We’re soaking up every ounce of sunlight we can– dipping our warm bodies into cool lakes and sparkling pools, fanning ourselves on our decks and porches, filling and refilling glasses of lemonade (or something harder, perhaps) brimming with cubes of ice.

It’s a time for deep gratitude. Of listening to cicadas in the dead of night. Of long country drives. Of dining al fresco.

There is beauty and wisdom in August. A gentle reminder to take it all in, and thank summer for its offerings. There’s also a hard lesson to be learned– the lesson of letting go of languid afternoons in exchange for the cooler sunlight of September.

*

On the first weekend of the month, we hiked a trail that was harder than it looked. I had less than adequate shoes for the journey, and had to be cautious with my steps. I knew that I could persevere with what I had, but experience reminded me to be cautious of forest floors: winding roots that jut out of the soil,  sturdy rocks that hide under paths padded with litterfall.

Life.

Last month, I found out that I didn’t get into an artist residency program I had applied for. It seemed perfectly suited for my creative practice of creating mandalas from nature, of listening to silence and sitting in stillness. I convinced myself that I had to get in.

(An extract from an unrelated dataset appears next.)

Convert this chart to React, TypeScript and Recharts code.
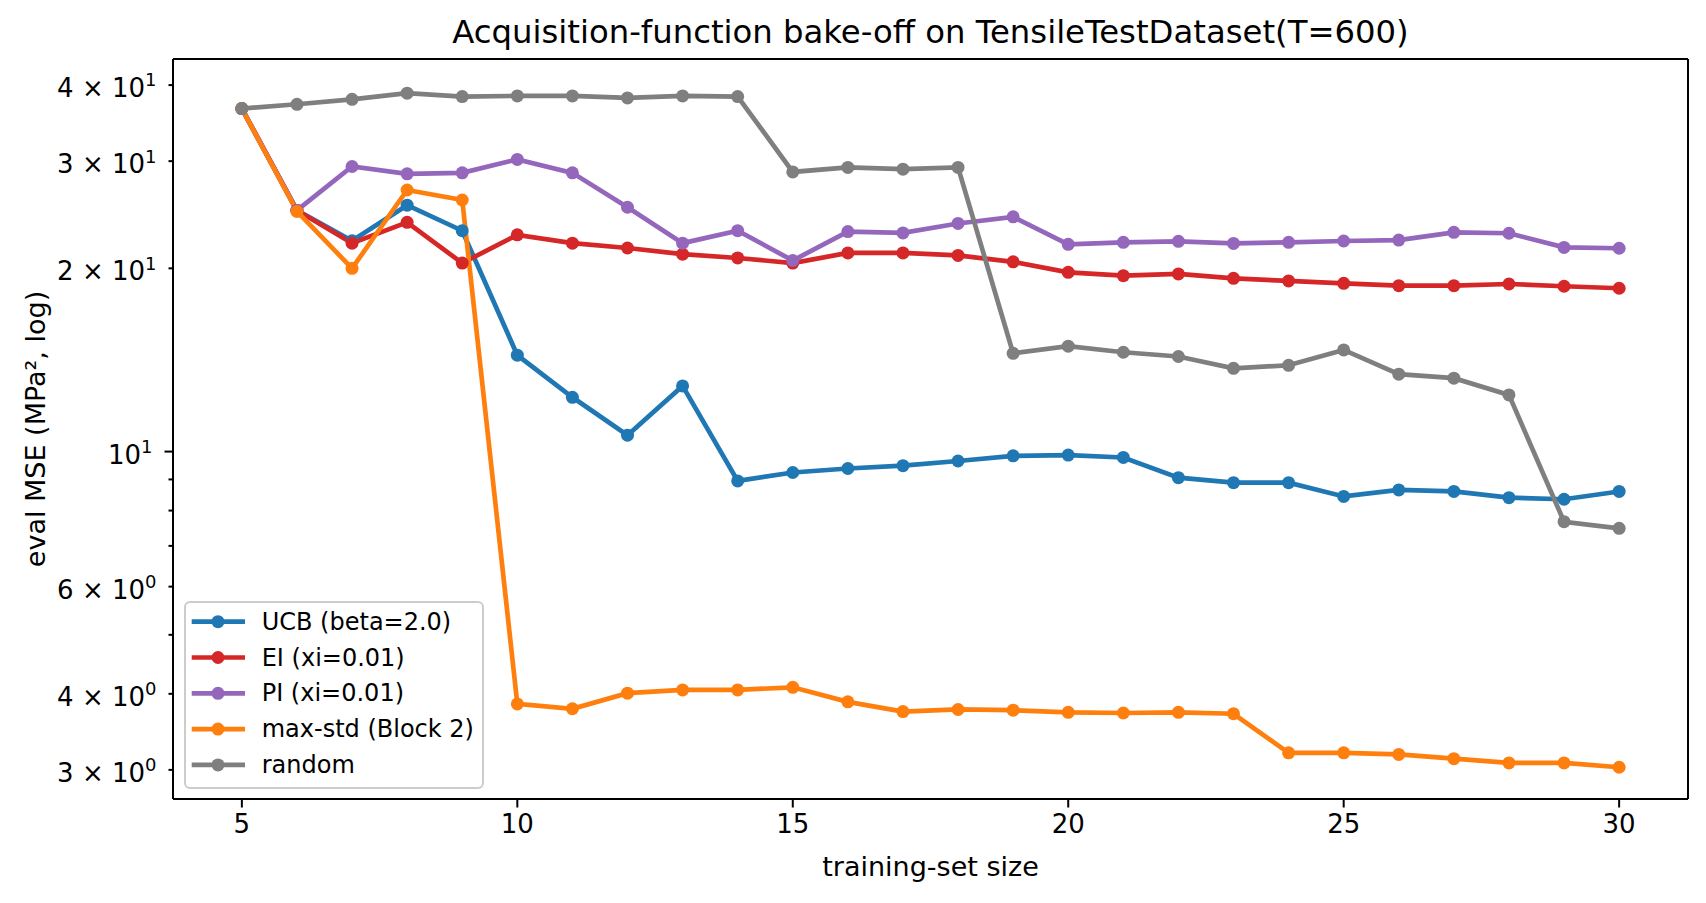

But I didn’t.  I asked myself why it was so imperative that I got in– was it because of the learning, the support, the community of likeminded artists working on their own fascinating projects? Perhaps. Or perhaps it was something else. Perhaps it was validation I was looking for.

Perhaps I needed my wild idea to be validated before I took the risk– before I entered the forest. When I looked up the etymology of the word ‘valid’, I was surprised to read its original meaning: “strong/be strong”.

Be strong indeed.

After the tears, I reminded myself that the idea for my project was fully formed before I knew about the residency. It was born from something more intentional than just a 2-week project proposal.

It is about embodiment, about deepening a practice, deepening a life. It requires bravery, time, courage, space.

I know that it has to be carried, regardless of the circumstances.  So I’ve decided that I will write and create from this idea over the next month, as I travel through the East Coast of Canada. I will sit with sunsets, taste the sea salt on my lips, walk the trails and listen to the trees.

Maybe I won’t have the best shoes for the journey, but all I need to do is put one foot in front of the other.